Hasil analisis terhadap pengelolaan TWA Rimbo Panti menunjukkan bahwa aspek perencanaan, pengorganisasian, pelaksanaan, dan pengawasan yang dilakukan di TWA Rimbo Panti secara umum sudah dilaksanakan tapi masih kurang dari segi monitoring dan evaluasi. Kendala pengelolaan TWA Rimbo Panti secara umum adalah belum adanya pembagian kerja yang jelas dalam kerjasama yang dilakukan BKSDA Sumatera Barat dengan Pemerintah Kabupaten Pasaman.

Keberadaan TWA Rimbo Panti perlu sentuhan tangan profesional. Jika tidak, wisata alam di Pasaman ini akan terkesan tidak terurus, dan kelamaan terancam punah. Pemerintah Kabupaten Pasaman sebenarnya bisa mengacu pada Kebun Raya Bogor yang mampu menjual hutan sebagai objek yang memiliki nilai jual.

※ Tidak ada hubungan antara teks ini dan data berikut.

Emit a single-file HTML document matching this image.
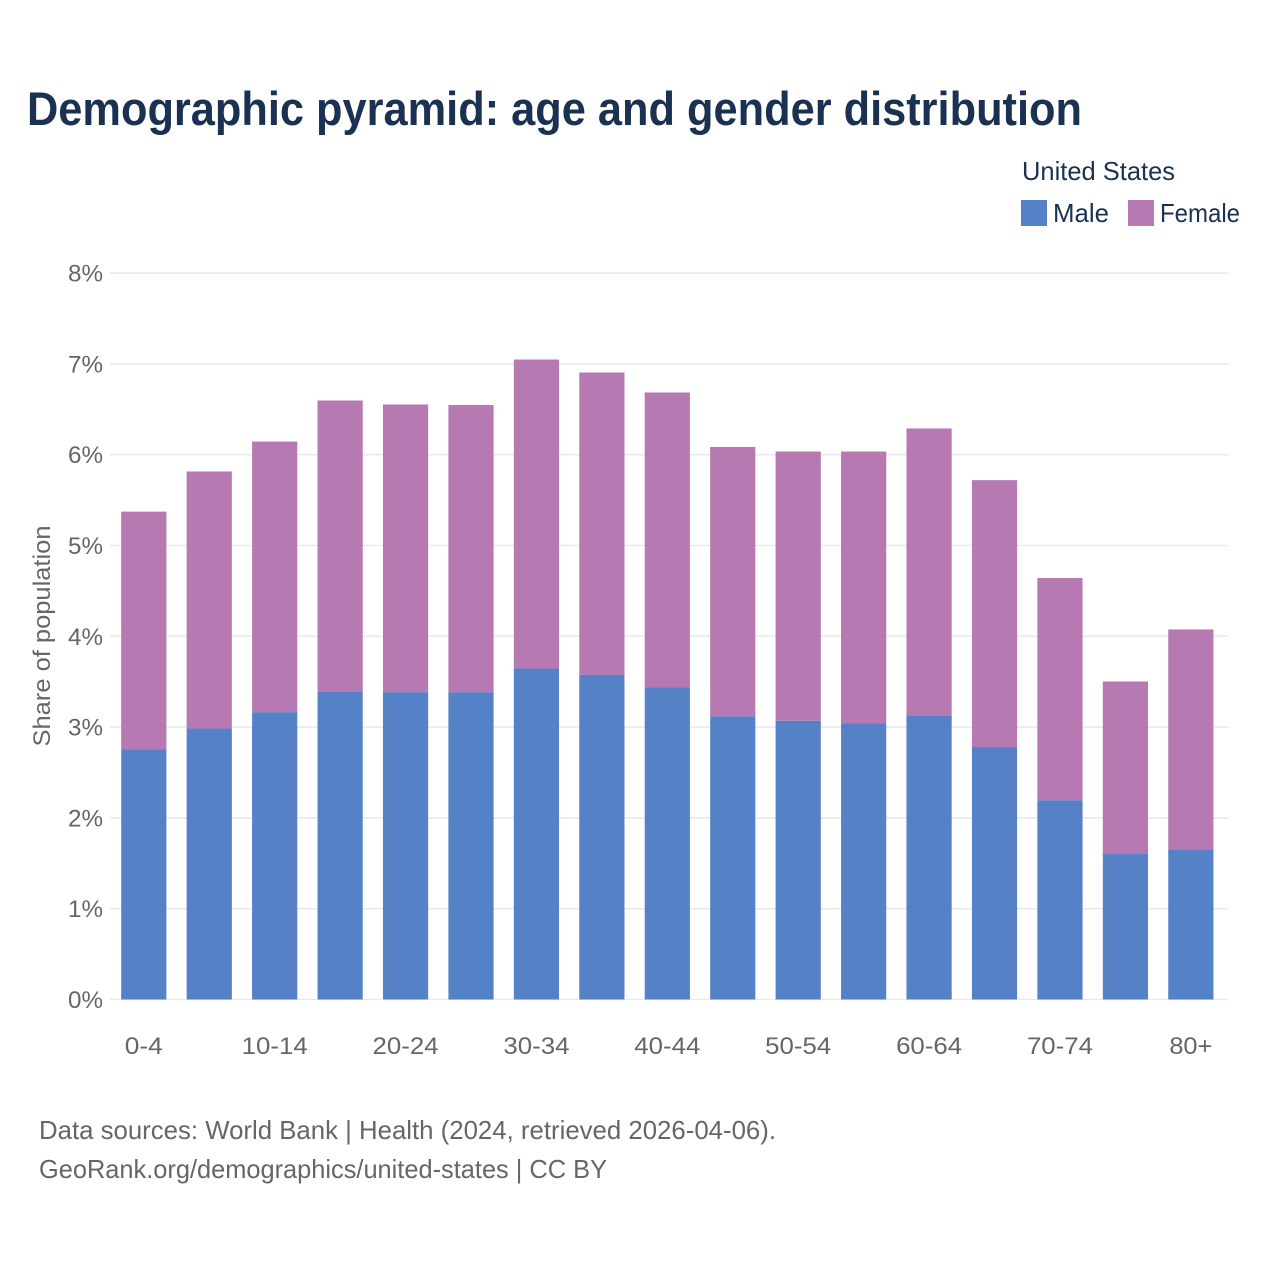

Alam Pasaman sebenarnya memiliki nilai jual. Tapi sentuhan profesional menjadi tantangan yang tak pernah terjawab hingga saat ini. Boleh saja hutan dikemukakan, tapi keberadaan hutan harus diseimbangkan dengan permintaan wisatawan. Kesan seram dan angker yang selama ini melekat di TWA Rimbo Panti pelan-pelan bisa disingkirkan dengan beberapa fasilitas penting yang ada di situ.